Suggesting that in order to facilitate both excellence and welfare in elite sport, the environment must balance both high levels of support and challenge. Therefore, coaches need to have an awareness of their athlete’s as an unrelenting environment can be detrimental to an athlete’s well being.

What does this mean for coaches & athletes?

Adopt a multi-level approach – In order to develop resilience in elite sport, particularly creating and maintaining a facilitating environment, a multi-level approach is essential. One main way to achieve this is through motivational and developmental feedback.

Train under pressure — Becoming well adapted to dealing with highly pressurised situations in training enables athletes to be prepared for anything within a competitive situation.

Lean on each other — Support from teammates, coaches and significant others are invaluable in the highly pressurised sporting environment. Coaches and athletes need to ensure an environment is created in which there is no stigma attached to asking for help.

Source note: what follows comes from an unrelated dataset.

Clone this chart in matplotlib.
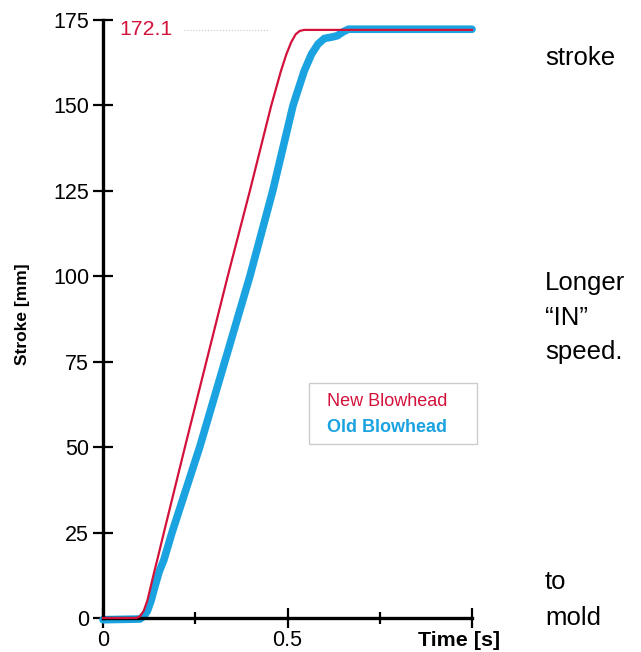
import numpy as np
import matplotlib
matplotlib.use("Agg")
import matplotlib.pyplot as plt
from matplotlib.ticker import FixedLocator
from matplotlib.patches import Rectangle

plt.rcParams['font.family'] = ['Liberation Sans', 'DejaVu Sans']

# data
new_t = [0, 0.09, 0.1, 0.11, 0.12, 0.13, 0.14, 0.147, 0.165, 0.222, 0.28, 0.338,
         0.398, 0.456, 0.482, 0.497, 0.51, 0.522, 0.533, 0.545, 1.0]
new_y = [0, 0, 0.5, 2, 5, 9.5, 14, 17, 25, 50, 75, 100,
         125, 150, 160, 165, 168.5, 170.8, 171.8, 172.1, 172.1]

old_t = [0, 0.1, 0.11, 0.12, 0.13, 0.14, 0.152, 0.165, 0.187, 0.262, 0.33, 0.398,
         0.46, 0.515, 0.545, 0.565, 0.583, 0.6, 0.62, 0.635, 0.65, 0.665, 1.0]
old_y = [-0.5, -0.3, 0.5, 2, 5, 9, 13.5, 17, 25, 50, 75, 100,
         125, 150, 160, 165, 168, 169.6, 170, 170.4, 171.5, 172.3, 172.3]

max_stroke = 172.1
y_ticks = [0, 25, 50, 75, 100, 125, 150, 175]
x_ticks = [0, 0.5, 1.0]
x_ticklabels = ["0", "0.5", ""]
x_minor = [0.25, 0.75]
legend_labels = ["New Blowhead", "Old Blowhead"]
side_notes = [("stroke", 58), ("Longer", 283), ("\u201cIN\u201d", 318),
              ("speed.", 352), ("to", 582), ("mold", 618)]

red = "#d3123c"
blue = "#1aa3e0"

W, H = 641, 652
fig = plt.figure(figsize=(W / 100, H / 100), dpi=100)
ax = fig.add_axes([103 / W, 34 / H, 369 / W, 598 / H])

ax.plot(old_t, old_y, color=blue, lw=5.5, solid_capstyle='round',
        solid_joinstyle='round', clip_on=False, zorder=2)
ax.plot(new_t, new_y, color=red, lw=1.6, solid_joinstyle='round', clip_on=False, zorder=3)

ax.set_xlim(0, 1.0)
ax.set_ylim(0, 175)

for s in ['top', 'right']:
    ax.spines[s].set_visible(False)
for s in ['left', 'bottom']:
    ax.spines[s].set_linewidth(2.4)

ax.set_yticks(y_ticks)
ax.set_xticks(x_ticks)
ax.set_xticklabels(x_ticklabels)
ax.xaxis.set_minor_locator(FixedLocator(x_minor))
ax.tick_params(axis='both', which='major', direction='inout', length=14, width=1.6,
               labelsize=15.5, color='black')
ax.tick_params(axis='y', pad=3)
ax.tick_params(axis='x', pad=2)
ax.tick_params(axis='x', which='minor', direction='inout', length=8, width=1.6)

# max stroke annotation
ax.text(0.045, max_stroke, f"{max_stroke}", color=red, fontsize=15.3, va='center', ha='left')
ax.plot([0.22, 0.45], [max_stroke, max_stroke], color='#c8c8c8', lw=0.8, ls=':')

# legend box, coloured text only
fig.patches.append(Rectangle((309 / W, 1 - 444 / H), 168 / W, 61 / H,
                             transform=fig.transFigure, facecolor='white',
                             edgecolor='#cccccc', lw=1.0, zorder=5))
fig.text(327 / W, 1 - 402 / H, legend_labels[0], color=red, fontsize=13,
         va='center', ha='left', zorder=6)
fig.text(327 / W, 1 - 428 / H, legend_labels[1], color=blue, fontsize=13,
         fontweight='bold', va='center', ha='left', zorder=6)

fig.text(500 / W, 1 - 641 / H, "Time [s]", fontsize=15.4, fontweight='bold',
         ha='right', va='center')
fig.text(23 / W, 1 - 314 / H, "Stroke [mm]", fontsize=12.5, fontweight='bold',
         rotation=90, ha='center', va='center')

for txt, yp in side_notes:
    fig.text(545 / W, 1 - yp / H, txt, fontsize=18.5, ha='left', va='center')

fig.savefig("out.png", dpi=100)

Challenge yourself & don’t be afraid to fail – Mirroring the physical aspects of sport, athletes need to increase the stress of stimuli in order to adapt and improve. Athletes should learn from failure and how to ‘get back up’ after a failure.

Final thoughts

In ending, it is worth emphasising that developing resilience in sport, particularly creating and maintaining a facilitative environment, requires a multi-level approach. Leadership, management, coaching, support staff and parents all have important roles in creating and role-modelling the desired culture, through appropriate motivational and developmental feedback.